İktidar, deprem bölgesini –en azından yüksek siyaset gündemini takip edenler için söylem bazında da olsa– gündeminde tutmaya devam ediyor. Özellikle TOKİ ile yeniden imar sürecini öne çıkardığı bir iletişim yürütüyor. Bu söylemin içinde de muhalefeti bölgeyi unutmakla suçluyor. Muhalefet ise kendi iç hesaplaşmalarından başka hiçbir şeye vakit bulabilmiş değil. Bölgede kendi gündemini ve söylemini oluşturan bağımsız küçük girişimler ise muhalifet partilerinin desteğini alamıyor. Bölgeden gerçekçi bilgi almak ve destek sunmak için bu çabaları gündeme taşımak gerekiyor.

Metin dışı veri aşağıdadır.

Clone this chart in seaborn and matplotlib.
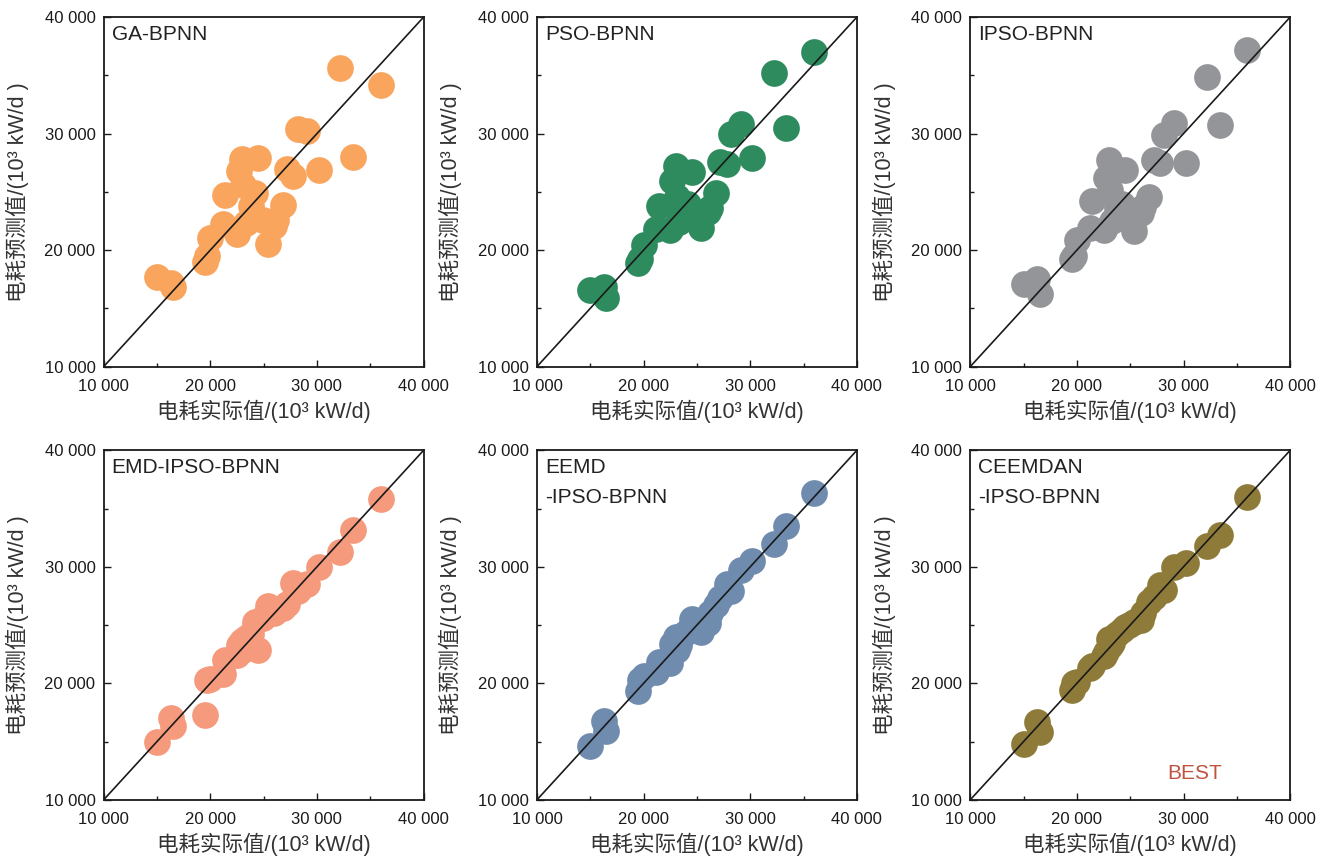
import numpy as np
import pandas as pd
import matplotlib
matplotlib.use("Agg")
import matplotlib.pyplot as plt
import seaborn as sns
from matplotlib.ticker import MultipleLocator, FuncFormatter

# ====== DATA ======
actual = [15000, 16300, 16500, 19500, 19700, 20000, 21200, 21400, 22500, 22700,
          23000, 23100, 23300, 23800, 24200, 24500, 24900, 25400, 26000, 26200,
          26800, 27200, 27800, 28200, 29100, 30200, 32200, 33400, 36000]

ga_bpnn = [17700, 17200, 16800, 19000, 19500, 21000, 22200, 24700, 21400, 26800,
           27800, 25600, 22300, 23800, 24900, 27900, 22600, 20500, 22100, 22600,
           23900, 27000, 26400, 30400, 30200, 26900, 35600, 28000, 34200]

pso_bpnn = [16600, 16800, 15900, 18900, 19200, 20400, 21800, 23800, 21700, 25900,
            27200, 24600, 22400, 23500, 24000, 26700, 23100, 21900, 23300, 23600,
            24900, 27600, 27400, 30000, 30800, 27900, 35200, 30500, 37000]

ipso_bpnn = [17100, 17500, 16200, 19200, 19500, 20900, 21900, 24200, 21700, 26200,
             27700, 25200, 22500, 23600, 24000, 26900, 23300, 21600, 23200, 23700,
             24600, 27700, 27500, 29900, 30900, 27500, 34900, 30700, 37200]

emd_ipso = [15000, 17000, 16300, 17300, 20300, 20400, 20800, 22000, 22400, 23300,
            23600, 22900, 23900, 24200, 25300, 22900, 25600, 26600, 26000, 26200,
            26500, 26800, 28600, 27900, 28500, 30000, 31300, 33200, 35800]

eemd_ipso = [14600, 16800, 15900, 19300, 20300, 20600, 21000, 21800, 21700, 23400,
             24000, 22900, 23300, 24200, 24500, 25500, 25300, 24400, 25200, 26000,
             26700, 27300, 28500, 27900, 29700, 30500, 32000, 33500, 36300]

ceemdan_ipso = [14800, 16700, 15800, 19400, 20000, 20100, 21300, 21500, 22300, 22700,
                23800, 23200, 23500, 24200, 24600, 24800, 25000, 25300, 25400, 26000,
                27000, 27400, 28400, 28000, 30000, 30300, 31800, 32700, 36000]

models = ["GA-BPNN", "PSO-BPNN", "IPSO-BPNN", "EMD-IPSO-BPNN",
          "EEMD\n-IPSO-BPNN", "CEEMDAN\n-IPSO-BPNN"]
colors = ["#F9A55E", "#2E8B5E", "#939598", "#F59A7C", "#6F8BAE", "#8E7B3A"]
# ==================

predicted = [ga_bpnn, pso_bpnn, ipso_bpnn, emd_ipso, eemd_ipso, ceemdan_ipso]
df = pd.concat(
    [pd.DataFrame({"Model": m, "Actual": actual, "Predicted": p})
     for m, p in zip(models, predicted)],
    ignore_index=True,
)

sns.set_style("white")
plt.rcParams["font.family"] = ["Liberation Sans", "Noto Sans CJK SC", "DejaVu Sans"]

fig, axes = plt.subplots(2, 3, figsize=(13.3, 8.59), dpi=100)
fig.subplots_adjust(left=0.078, right=0.970, bottom=0.069, top=0.980,
                    wspace=0.355, hspace=0.24)

fmt = FuncFormatter(lambda v, pos: f"{int(v):,}".replace(",", " "))

for ax, model, color in zip(axes.flat, models, colors):
    sub = df[df["Model"] == model]
    sns.scatterplot(data=sub, x="Actual", y="Predicted", color=color,
                    s=370, linewidth=0, alpha=1, ax=ax, zorder=2)
    ax.plot([10000, 40000], [10000, 40000], color="#1a1a1a", lw=1.2, zorder=3)
    ax.set_xlim(10000, 40000)
    ax.set_ylim(10000, 40000)
    ax.xaxis.set_major_locator(MultipleLocator(10000))
    ax.yaxis.set_major_locator(MultipleLocator(10000))
    ax.xaxis.set_minor_locator(MultipleLocator(5000))
    ax.yaxis.set_minor_locator(MultipleLocator(5000))
    ax.xaxis.set_major_formatter(fmt)
    ax.yaxis.set_major_formatter(fmt)
    ax.tick_params(which="both", direction="in", left=True, bottom=True,
                   top=False, right=False, colors="#1a1a1a", labelsize=12)
    ax.tick_params(which="major", length=5, width=1)
    ax.tick_params(which="minor", length=3, width=1)
    ax.tick_params(axis="x", which="major", pad=9)
    ax.tick_params(axis="y", which="major", pad=6)
    for sp in ax.spines.values():
        sp.set_color("#1a1a1a")
        sp.set_linewidth(1.3)
    ax.set_xlabel("电耗实际值/(10³ kW/d)", fontsize=15.5, color="#333333", labelpad=4)
    ax.set_ylabel("电耗预测值/(10³ kW/d )", fontsize=15.5, color="#333333", labelpad=11)
    ax.text(0.025, 0.978, model, transform=ax.transAxes, ha="left", va="top",
            fontsize=15, color="#222222", linespacing=1.7)

axes[1, 2].text(0.70, 0.075, "BEST", transform=axes[1, 2].transAxes,
                ha="center", va="center", fontsize=15, color="#C0533F")

plt.savefig("out.png", dpi=100)
plt.close()
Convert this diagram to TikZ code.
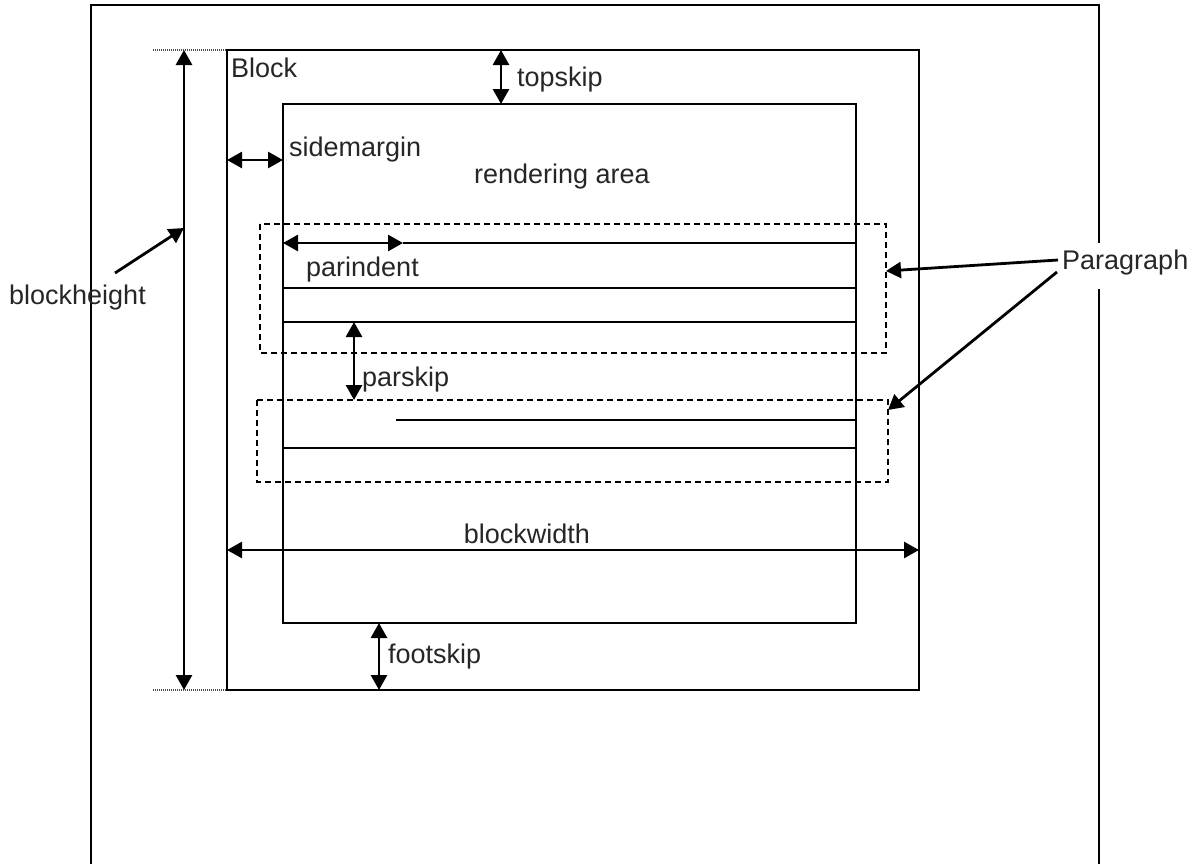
\documentclass[tikz,border=0pt]{standalone}
\usepackage{fontspec}
\setmainfont{Liberation Sans}
\usetikzlibrary{arrows.meta}
\begin{document}
\begin{tikzpicture}[x=1pt,y=-1pt,
  page/.style={line width=2.2pt},
  frame/.style={line width=1.8pt},
  textline/.style={line width=1.8pt},
  dim/.style={line width=2.8pt,{Triangle[length=15pt,width=16pt]}-{Triangle[length=15pt,width=16pt]}},
  ptr/.style={line width=2.8pt,-{Triangle[length=15pt,width=16pt]}},
  parbox/.style={line width=1.8pt,dash pattern=on 6pt off 4pt},
  guide/.style={line width=1.2pt,black!70,dash pattern=on 1pt off 1pt},
  lbl/.style={font=\fontsize{27}{31}\selectfont,inner sep=0pt,text=black!85}]
\useasboundingbox (0,0) rectangle (1195,863);

% page outline (runs off the bottom, broken by the Paragraph label)
\coordinate (pgBL) at (91,870);
\coordinate (pgTL) at (91,5);
\coordinate (pgTR) at (1099,5);
\coordinate (pgRgapTop) at (1099,243);
\coordinate (pgRgapBot) at (1099,289);
\coordinate (pgBR) at (1099,870);
\draw[page] (pgBL) -- (pgTL) -- (pgTR) -- (pgRgapTop);
\draw[page] (pgRgapBot) -- (pgBR);

% block and rendering area
\coordinate (blkTL) at (227,50);
\coordinate (blkBR) at (919,690);
\coordinate (rndTL) at (283,104);
\coordinate (rndBR) at (856,623);
\draw[frame] (blkTL) rectangle (blkBR);
\draw[frame] (rndTL) rectangle (rndBR);

% guide lines for the block height
\coordinate (gTop) at (153,50);
\coordinate (gBot) at (153,690);
\coordinate (gTopEnd) at (227,50);
\coordinate (gBotEnd) at (227,690);
\draw[guide] (gTop) -- (gTopEnd);
\draw[guide] (gBot) -- (gBotEnd);

% first paragraph
\coordinate (l1a) at (403,243);
\coordinate (l1b) at (856,243);
\coordinate (l2a) at (283,288);
\coordinate (l2b) at (856,288);
\coordinate (l3a) at (283,322);
\coordinate (l3b) at (856,322);
\draw[textline] (l1a) -- (l1b);
\draw[textline] (l2a) -- (l2b);
\draw[textline] (l3a) -- (l3b);
\coordinate (p1TL) at (260,224);
\coordinate (p1BR) at (886,353);
\draw[parbox] (p1TL) rectangle (p1BR);

% second paragraph
\coordinate (l4a) at (396,420);
\coordinate (l4b) at (856,420);
\coordinate (l5a) at (283,448);
\coordinate (l5b) at (856,448);
\draw[textline] (l4a) -- (l4b);
\draw[textline] (l5a) -- (l5b);
\coordinate (p2TL) at (257,400);
\coordinate (p2BR) at (888,482);
\draw[parbox] (p2TL) rectangle (p2BR);

% dimension arrows
\coordinate (bhTop) at (184,50);
\coordinate (bhBot) at (184,690);
\draw[dim] (bhTop) -- (bhBot);

\coordinate (tsTop) at (501,50);
\coordinate (tsBot) at (501,104);
\draw[dim] (tsTop) -- (tsBot);

\coordinate (smL) at (227,160);
\coordinate (smR) at (283,160);
\draw[dim] (smL) -- (smR);

\coordinate (piL) at (283,243);
\draw[dim] (piL) -- (l1a);

\coordinate (psTop) at (354,322);
\coordinate (psBot) at (354,400);
\draw[dim] (psTop) -- (psBot);

\coordinate (bwL) at (227,550);
\coordinate (bwR) at (919,550);
\draw[dim] (bwL) -- (bwR);

\coordinate (fsTop) at (379,623);
\coordinate (fsBot) at (379,690);
\draw[dim] (fsTop) -- (fsBot);

% labels
\node[lbl,anchor=base west] (tBlock) at (231,77) {Block};
\node[lbl,anchor=base west] (tTop) at (517,86) {topskip};
\node[lbl,anchor=base west] (tSide) at (289,156) {sidemargin};
\node[lbl,anchor=base] (tRender) at (562,183) {rendering area};
\node[lbl,anchor=base west] (tParind) at (306,276) {parindent};
\node[lbl,anchor=base west] (tParskip) at (362,386) {parskip};
\node[lbl,anchor=base] (tWidth) at (527,543) {blockwidth};
\node[lbl,anchor=base west] (tFoot) at (388,663) {footskip};
\node[lbl,anchor=base west] (tHeight) at (9,304) {blockheight};
\node[lbl,anchor=base west] (tPara) at (1062,269) {Paragraph};

% pointers
\coordinate (bhFrom) at (115,273);
\coordinate (bhTo) at (184,228);
\draw[ptr] (bhFrom) -- (bhTo);

\coordinate (paFrom1) at (1058,260);
\coordinate (paTo1) at (886,271);
\draw[ptr] (paFrom1) -- (paTo1);
\coordinate (paFrom2) at (1057,272);
\coordinate (paTo2) at (888,410);
\draw[ptr] (paFrom2) -- (paTo2);
\end{tikzpicture}
\end{document}
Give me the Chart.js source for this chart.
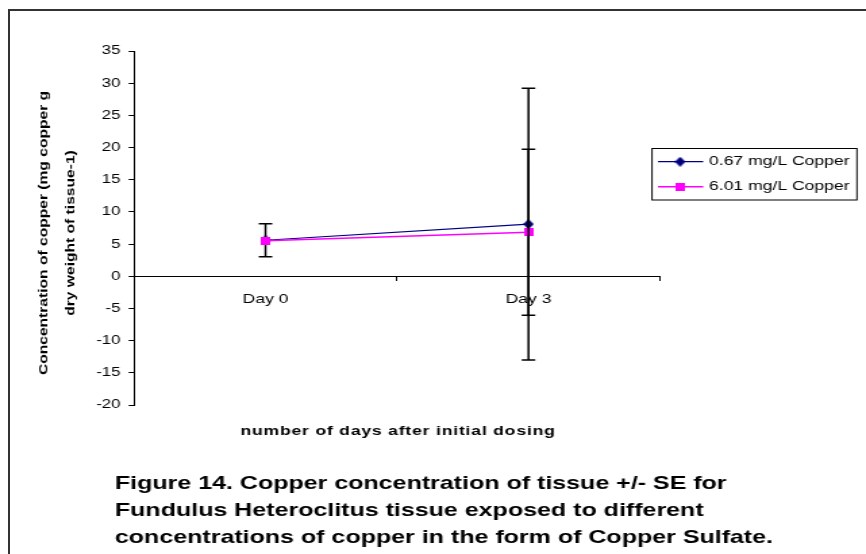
<!DOCTYPE html>
<html>
<head>
<meta charset="utf-8">
<script src="https://cdn.jsdelivr.net/npm/chart.js@4"></script>
<style>
  html, body { margin: 0; padding: 0; background: #fff; overflow: hidden; }
  #wrap { position: relative; width: 866px; height: 554px; overflow: hidden; }
  #frame { position: absolute; left: 8px; top: 9px; width: 900px; height: 600px; border: 2px solid #333; }
  #c { position: absolute; left: 0; top: 0; }
</style>
</head>
<body>
<div id="wrap">
  <div id="frame"></div>
  <!-- drawn narrow then stretched sideways, like the source picture -->
  <canvas id="c" width="641" height="554" style="width:866px;height:554px"></canvas>
</div>
<script>
// data
const categories = ['Day 0', 'Day 3'];
const seriesNames = ['0.67 mg/L Copper', '6.01 mg/L Copper'];
const lowCopper = [5.6, 8.1];
const lowCopperSE = [2.55, 21.1];
const highCopper = [5.5, 6.85];
const highCopperSE = [0, 12.9];
const seList = [lowCopperSE, highCopperSE];

const FONT = "'Liberation Sans', Arial, sans-serif";

// marker images
function makeSquare() {
  const c = document.createElement('canvas');
  c.width = 7; c.height = 8;
  const g = c.getContext('2d');
  g.fillStyle = '#ff00ff';
  g.fillRect(0, 0, 7, 8);
  return c;
}
function makeDiamond() {
  const c = document.createElement('canvas');
  c.width = 8; c.height = 10;
  const g = c.getContext('2d');
  g.fillStyle = '#000080';
  g.beginPath();
  g.moveTo(4, 0); g.lineTo(8, 5); g.lineTo(4, 10); g.lineTo(0, 5);
  g.closePath(); g.fill();
  return c;
}
const diamond = makeDiamond();
const square = makeSquare();

const errorBars = {
  id: 'errorBars',
  afterDatasetDraw(chart, args) {
    const errs = seList[args.index];
    const ds = chart.data.datasets[args.index];
    const y = chart.scales.y;
    const ctx = chart.ctx;
    ctx.save();
    ctx.strokeStyle = '#000';
    ctx.lineWidth = 1.5;
    args.meta.data.forEach((pt, j) => {
      const e = errs[j];
      if (!e) return;
      const top = y.getPixelForValue(ds.data[j] + e);
      const bot = y.getPixelForValue(ds.data[j] - e);
      ctx.beginPath();
      ctx.moveTo(pt.x, top); ctx.lineTo(pt.x, bot);
      ctx.moveTo(pt.x - 5, top); ctx.lineTo(pt.x + 5, top);
      ctx.moveTo(pt.x - 5, bot); ctx.lineTo(pt.x + 5, bot);
      ctx.stroke();
    });
    ctx.restore();
  }
};

const decor = {
  id: 'decor',
  afterDraw(chart) {
    const ctx = chart.ctx;
    ctx.save();
    ctx.fillStyle = '#000';

    // y title, rotated and squeezed
    const yLines = ['Concentration of copper (mg copper g', 'dry weight of tissue-1)'];
    const yX = [32.6, 52.6];
    yLines.forEach((t, i) => {
      ctx.save();
      ctx.translate(yX[i], 233);
      ctx.rotate(-Math.PI / 2);
      ctx.scale(1, 0.6);
      ctx.font = 'bold 15.6px ' + FONT;
      ctx.textAlign = 'center';
      ctx.textBaseline = 'middle';
      ctx.fillText(t, 0, 0);
      ctx.restore();
    });

    // x title
    ctx.font = 'bold 13px ' + FONT;
    ctx.letterSpacing = '0.6px';
    ctx.textAlign = 'center';
    ctx.textBaseline = 'middle';
    ctx.fillText('number of days after initial dosing', 294.6, 431);
    ctx.letterSpacing = '0px';

    // legend
    ctx.strokeStyle = '#000';
    ctx.lineWidth = 1;
    ctx.strokeRect(482.6, 148.5, 151.7, 51.5);
    const cols = ['#000080', '#ff00ff'];
    const marks = [diamond, square];
    const rowY = [161.7, 186.7];
    ctx.font = '13px ' + FONT;
    ctx.textAlign = 'left';
    seriesNames.forEach((n, i) => {
      ctx.strokeStyle = cols[i];
      ctx.lineWidth = i === 0 ? 1.2 : 1.5;
      ctx.beginPath();
      ctx.moveTo(487, rowY[i]); ctx.lineTo(520.5, rowY[i]);
      ctx.stroke();
      const m = marks[i];
      ctx.drawImage(m, 503.4 - m.width / 2, rowY[i] - m.height / 2);
      ctx.fillText(n, 524.8, rowY[i]);
    });

    // caption
    ctx.font = 'bold 18.5px ' + FONT;
    ctx.textBaseline = 'alphabetic';
    const cap = [
      'Figure 14. Copper concentration of tissue +/- SE for',
      'Fundulus Heteroclitus tissue exposed to different',
      'concentrations of copper in the form of Copper Sulfate.'
    ];
    cap.forEach((t, i) => ctx.fillText(t, 85, 489 + i * 27));
    ctx.restore();
  }
};

new Chart(document.getElementById('c'), {
  type: 'line',
  data: {
    labels: categories,
    datasets: [
      {
        label: seriesNames[0],
        data: lowCopper,
        borderColor: '#000080',
        backgroundColor: '#000080',
        borderWidth: 1.2,
        pointStyle: diamond,
        pointRadius: 4,
        order: 1
      },
      {
        label: seriesNames[1],
        data: highCopper,
        borderColor: '#ff00ff',
        backgroundColor: '#ff00ff',
        borderWidth: 1.5,
        pointStyle: square,
        pointRadius: 4,
        order: 0
      }
    ]
  },
  options: {
    responsive: false,
    animation: false,
    devicePixelRatio: 1,
    layout: { padding: { left: 0, top: 51, right: 152.5, bottom: 149 } },
    plugins: {
      legend: { display: false },
      tooltip: { enabled: false }
    },
    scales: {
      x: {
        type: 'category',
        position: { y: 0 },
        offset: true,
        grid: { offset: true, drawOnChartArea: false, drawTicks: true, tickLength: 4, color: '#000' },
        border: { display: true, color: '#000', width: 1 },
        ticks: { color: '#000', padding: 11, font: { family: FONT, size: 13 } }
      },
      y: {
        min: -20,
        max: 35,
        afterFit: s => { s.width = 99.2; },
        grid: { drawOnChartArea: false, drawTicks: true, tickLength: 4, color: '#000' },
        border: { display: true, color: '#000', width: 1 },
        ticks: { stepSize: 5, color: '#000', padding: 6, font: { family: FONT, size: 12.5 } }
      }
    }
  },
  plugins: [errorBars, decor]
});
</script>
</body>
</html>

Yıkımın sorumlularının takibi de ilk aylardaki ciddiyetle yapılmıyor ve arkasındaki halk desteğini de kaybetmiş durumda. Sistemik arazlar da hukuki süreçlerin önünü tıkamaya devam ediyor.

İstanbul Depremine dair ise bütün uzmanlar 7 civarında bir büyüklükte olacağı ve büyük bir yıkıma sebep olacağına dair uzlaşmış durumda. Hatta kendi aralarındaki akademik ayrışmaların öne çıkarılmasına isyan ederek, odaklanılması gereken şeyin bina stokunun yenilenmesi olduğunu vurgu yapıyorlar. Devlet ise hala tahliye planı üzerine çalışmakta.

EKONOMİ GÜNDEMİ

Seçim sonrası değişen ekonomi kurmayları, bugüne kadarki en büyük hamlesini yaptı. Kur Korumalı Mevduat hesaplarının yenilenmemesi ve yeni hesap açılmaması için bankalara verilen ültimatom ve hemen ardından gelen 750 baz puan faiz artışı ile politika faizinin % 25’e yükseltilmesi beklenmeyen bir hamle idi. Ancak bu hamleler için çok geç kalınmış olması ve hamlelerin sert olmasına rağmen reel ihtiyacın çok çok gerisinde kalmış olması, etkilerinin de sınırlı kalmasına yol açtı.

Faiz artışıyla beraber, Merkez Bankası’nın kura müdahalesi de geldi ve kurda % 8’i aşan bir düşüş oluştu, ancak kur 5 gün içinde neredeyse eski seviyesine geri geldi. Sonrasında açıklanan enflasyon da bu etkinin sınırlı olduğunu gösteriyor. Bazı ekonomistler, esas çabanın, en azından kısa vadede, zaten enflasyonu düşürmek olmadığını, tüm operasyon hedefinin sıcak para gelişi için yatırımcı tarafından şart koşulması sebebi ile KKM’nin ortadan kaldırılması olduğunu söylüyor. Amaç bir şekilde sıcak para girişini sağlamak olarak okunabilir.

KKM bir saatli bombaya dönüşmüş durumda, bu yüzden KKM’nin tasfiye edilmek istenmesi çok normal. Daron Acemoğlu röportajına referansla, yapısal dönüşüm olmadan yabancı para girişi zor görünüyor. Dış ticaret açığı 2023’te 73,5 milyar doları aştı. Gıda fiyatları Ağustos’ta yıllık bazda yüzde 77 arttı. Bankacılık sektörünün net kârı temmuzda 43,3 milyar TL oldu. Türkiye’nin yurt dışı varlıkları yüzde 4,8 azaldı. Tüm bu rakamlar, değişimin kısa vadede çok büyük bir etki sağlamasının çok da kolay olmayacağını gösteriyor.

Tüm adımlar, iktidar tarafından yerel seçimlere kadar gemiyi su üstünde tutmak için atılıyor. 2019 seçimlerinde yaptıkları hataya tekrar düşmemek için ekonomik durgunluk ve işsizlik yerine düşük maaşlı yüksek istihdam ile yerel seçimlere gitmeyi hedefleniyor. Bu ne kadar mümkün olacak, hep beraber göreceğiz.